GOAL OF THE EXERCISE: Data follows below. Repeat exactly the lines between the line holding "What Plotly.js code" and the line holding "const rowLabelShift = [-4, 1, 4];", inclusive, and nothing more; drop pictures.

GIVEN DATA:
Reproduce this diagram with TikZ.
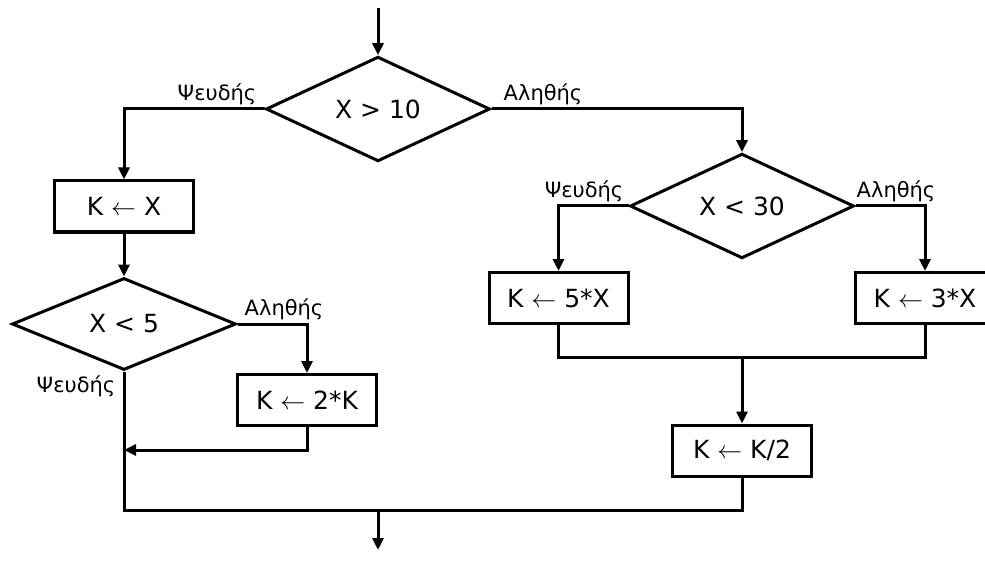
\documentclass[tikz,border=0pt]{standalone}
\usepackage{fontspec}
\setmainfont{DejaVu Sans}
\usetikzlibrary{shapes.geometric,arrows.meta}
\begin{document}
\begin{tikzpicture}[x=1pt,y=-1pt,
  line width=3pt,
  arr/.style={-{Triangle[length=12pt,width=11pt]}},
  dec/.style={diamond, draw, inner sep=0pt, minimum width=224pt, minimum height=92pt,
    font=\fontsize{25}{30}\selectfont},
  box/.style={rectangle, draw, inner sep=0pt, minimum width=139pt, minimum height=51pt,
    font=\fontsize{25}{30}\selectfont},
  lab/.style={inner sep=0pt, font=\fontsize{21}{24}\selectfont}]
\useasboundingbox (0,0) rectangle (985,564);
\clip (0,0) rectangle (985,564);
% decisions
\node[dec] (d1) at (378,109) {X > 10};
\node[dec] (d2) at (124,324) {X < 5};
\node[dec] (d3) at (742,206) {X < 30};
% processes
\node[box] (b1) at (124,206.5) {K $\leftarrow$ X};
\node[box] (b2) at (307,400) {K $\leftarrow$ 2*K};
\node[box] (b3) at (558.5,298) {K $\leftarrow$ 5*X};
\node[box] (b4) at (925,298) {K $\leftarrow$ 3*X};
\node[box] (b5) at (742,450.5) {K $\leftarrow$ K/2};
% labels
\node[lab] (l1) at (217,94) {Ψευδής};
\node[lab] (l2) at (543,94) {Αληθής};
\node[lab] (l3) at (284,309) {Αληθής};
\node[lab] (l4) at (76,386) {Ψευδής};
\node[lab] (l5) at (584,191) {Ψευδής};
\node[lab] (l6) at (896,191) {Αληθής};
% coordinates
\coordinate (start) at (378,8);
\coordinate (j1) at (124,450);
\coordinate (j2) at (124,510);
\coordinate (j3) at (742,357);
\coordinate (j4) at (378,510);
\coordinate (stop) at (378,550);
% connectors
\draw[arr] (start) -- (d1.north);
\draw[arr] (d1.west) -| (b1.north);
\draw[arr] (b1.south) -- (d2.north);
\draw[arr] (d2.east) -| (b2.north);
\draw[arr] (b2.south) |- (j1);
\draw (d2.south) -- (j2) -| (b5.south);
\draw[arr] (d1.east) -| (d3.north);
\draw[arr] (d3.west) -| (b3.north);
\draw[arr] (d3.east) -| (b4.north);
\draw (b3.south) |- (j3) -| (b4.south);
\draw[arr] (j3) -- (b5.north);
\draw[arr] (j4) -- (stop);
\end{tikzpicture}
\end{document}
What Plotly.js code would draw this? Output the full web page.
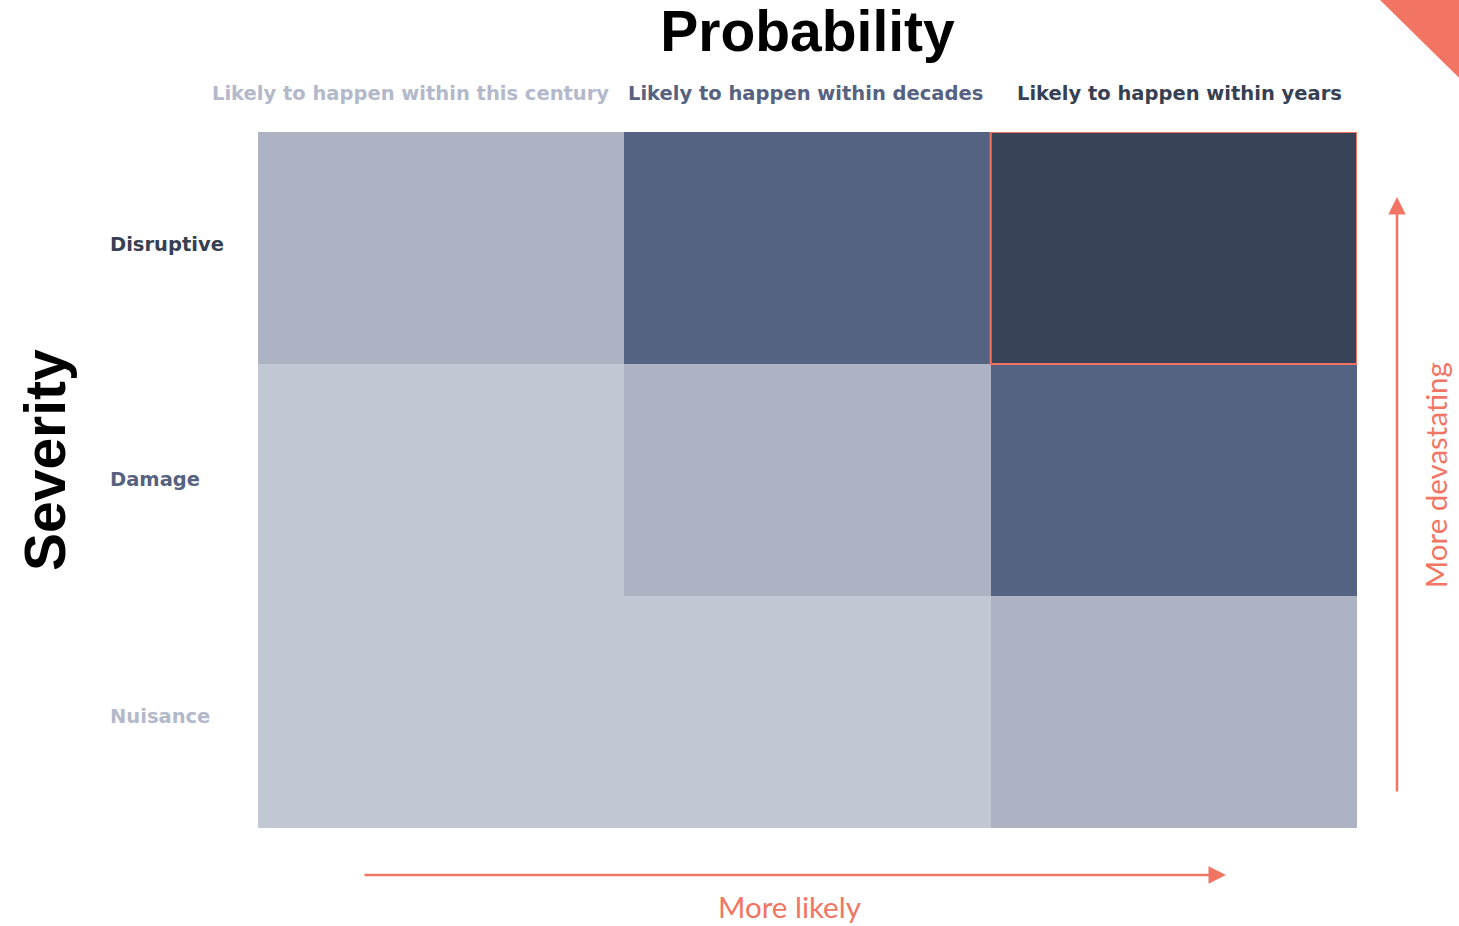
<!DOCTYPE html>
<html>
<head>
<meta charset="utf-8">
<script src="https://cdn.plot.ly/plotly-3.0.1.min.js"></script>
<style>html,body{margin:0;padding:0;background:#fff;}#chart{width:1459px;height:926px;}</style>
</head>
<body>
<div id="chart"></div>
<script>
// Data
const probabilityLabels = ["Likely to happen within this century", "Likely to happen within decades", "Likely to happen within years"];
const severityLabels = ["Nuisance", "Damage", "Disruptive"]; // bottom to top
// risk level per cell (rows follow severityLabels, columns follow probabilityLabels)
const riskNuisance = [1, 1, 2];
const riskDamage = [1, 2, 3];
const riskDisruptive = [2, 3, 4];
const probabilityLabelColors = ["#b3b9ca", "#56627f", "#373f52"];
const severityLabelColors = ["#b3b9ca", "#56627f", "#373f52"];
const highlightCell = {col: 2, row: 2};

const z = [riskNuisance, riskDamage, riskDisruptive];
const coral = "#f27563";
const labelFont = "DejaVu Sans";
const colLabelShift = [-31, -2, 6];
const rowLabelShift = [-4, 1, 4];

const trace = {
  type: "heatmap",
  x: probabilityLabels,
  y: severityLabels,
  z: z,
  zmin: 1, zmax: 4,
  colorscale: [[0, "#c1c7d3"], [1/3, "#adb3c3"], [2/3, "#556382"], [1, "#384256"]],
  showscale: false,
  hoverinfo: "skip",
  xgap: 0, ygap: 0
};

const rowAnnotations = severityLabels.map((s, i) => ({
  xref: "paper", yref: "y", x: -0.1365, y: s, xanchor: "left", yanchor: "middle",
  yshift: rowLabelShift[i],
  text: "<b>" + s + "</b>", showarrow: false,
  font: {family: labelFont, size: 19.5, color: severityLabelColors[i]}
}));

const colAnnotations = probabilityLabels.map((p, i) => ({
  xref: "x", yref: "paper", x: p, y: 1.056, xanchor: "center", yanchor: "middle",
  xshift: colLabelShift[i],
  text: "<b>" + p + "</b>", showarrow: false,
  font: {family: labelFont, size: 19.5, color: probabilityLabelColors[i]}
}));

const layout = {
  width: 1459, height: 926,
  margin: {l: 258, r: 102, t: 132, b: 98},
  paper_bgcolor: "#ffffff", plot_bgcolor: "#ffffff",
  title: {
    text: "<b>Probability</b>", xref: "paper", x: 0.5, xanchor: "center",
    yref: "container", y: 0.967, yanchor: "middle",
    font: {family: "Liberation Sans", size: 57, color: "#000000"}
  },
  xaxis: {
    type: "category", showticklabels: false, ticks: "",
    range: [-0.5, probabilityLabels.length - 0.5], autorange: false,
    showgrid: false, zeroline: false, showline: false, fixedrange: true
  },
  yaxis: {
    type: "category", categoryorder: "array", categoryarray: severityLabels,
    range: [-0.5, severityLabels.length - 0.5], autorange: false,
    showticklabels: false, ticks: "",
    showgrid: false, zeroline: false, showline: false, fixedrange: true
  },
  shapes: [
    {type: "rect", xref: "x", yref: "y",
     x0: highlightCell.col - 0.5, x1: highlightCell.col + 0.5,
     y0: highlightCell.row - 0.5, y1: highlightCell.row + 0.5,
     line: {color: coral, width: 2}, fillcolor: "rgba(0,0,0,0)"},
    {type: "path", xref: "paper", yref: "paper",
     path: "M 1.0209,1.1897 L 1.0930,1.1897 L 1.0930,1.0776 Z",
     fillcolor: coral, line: {width: 0}}
  ],
  annotations: rowAnnotations.concat(colAnnotations, [
    {xref: "paper", yref: "paper", x: -0.1938, y: 0.5287, textangle: -90,
     text: "<b>Severity</b>", showarrow: false, xanchor: "center", yanchor: "middle",
     font: {family: "Liberation Sans", size: 57, color: "#000000"}},
    {xref: "paper", yref: "paper", x: 0.8808, y: -0.0675, text: "",
     showarrow: true, ax: -863, ay: 0, arrowhead: 2, arrowsize: 1.4, arrowwidth: 2.5, arrowcolor: coral},
    {xref: "paper", yref: "paper", x: 1.0364, y: 0.9066, text: "",
     showarrow: true, ax: 0, ay: 596, arrowhead: 2, arrowsize: 1.4, arrowwidth: 2.5, arrowcolor: coral},
    {xref: "paper", yref: "paper", x: 0.484, y: -0.1135, text: "More likely", showarrow: false,
     xanchor: "center", yanchor: "middle",
     font: {family: "Lato", size: 29.5, color: coral}},
    {xref: "paper", yref: "paper", x: 1.071, y: 0.507, text: "More devastating", showarrow: false,
     textangle: -90, xanchor: "center", yanchor: "middle",
     font: {family: "Lato", size: 29.5, color: coral}}
  ])
};

Plotly.newPlot("chart", [trace], layout, {displayModeBar: false, staticPlot: true});
</script>
</body>
</html>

ANSWER TO THIS TASK:
What Plotly.js code would draw this? Output the full web page.
<!DOCTYPE html>
<html>
<head>
<meta charset="utf-8">
<script src="https://cdn.plot.ly/plotly-3.0.1.min.js"></script>
<style>html,body{margin:0;padding:0;background:#fff;}#chart{width:1459px;height:926px;}</style>
</head>
<body>
<div id="chart"></div>
<script>
// Data
const probabilityLabels = ["Likely to happen within this century", "Likely to happen within decades", "Likely to happen within years"];
const severityLabels = ["Nuisance", "Damage", "Disruptive"]; // bottom to top
// risk level per cell (rows follow severityLabels, columns follow probabilityLabels)
const riskNuisance = [1, 1, 2];
const riskDamage = [1, 2, 3];
const riskDisruptive = [2, 3, 4];
const probabilityLabelColors = ["#b3b9ca", "#56627f", "#373f52"];
const severityLabelColors = ["#b3b9ca", "#56627f", "#373f52"];
const highlightCell = {col: 2, row: 2};

const z = [riskNuisance, riskDamage, riskDisruptive];
const coral = "#f27563";
const labelFont = "DejaVu Sans";
const colLabelShift = [-31, -2, 6];
const rowLabelShift = [-4, 1, 4];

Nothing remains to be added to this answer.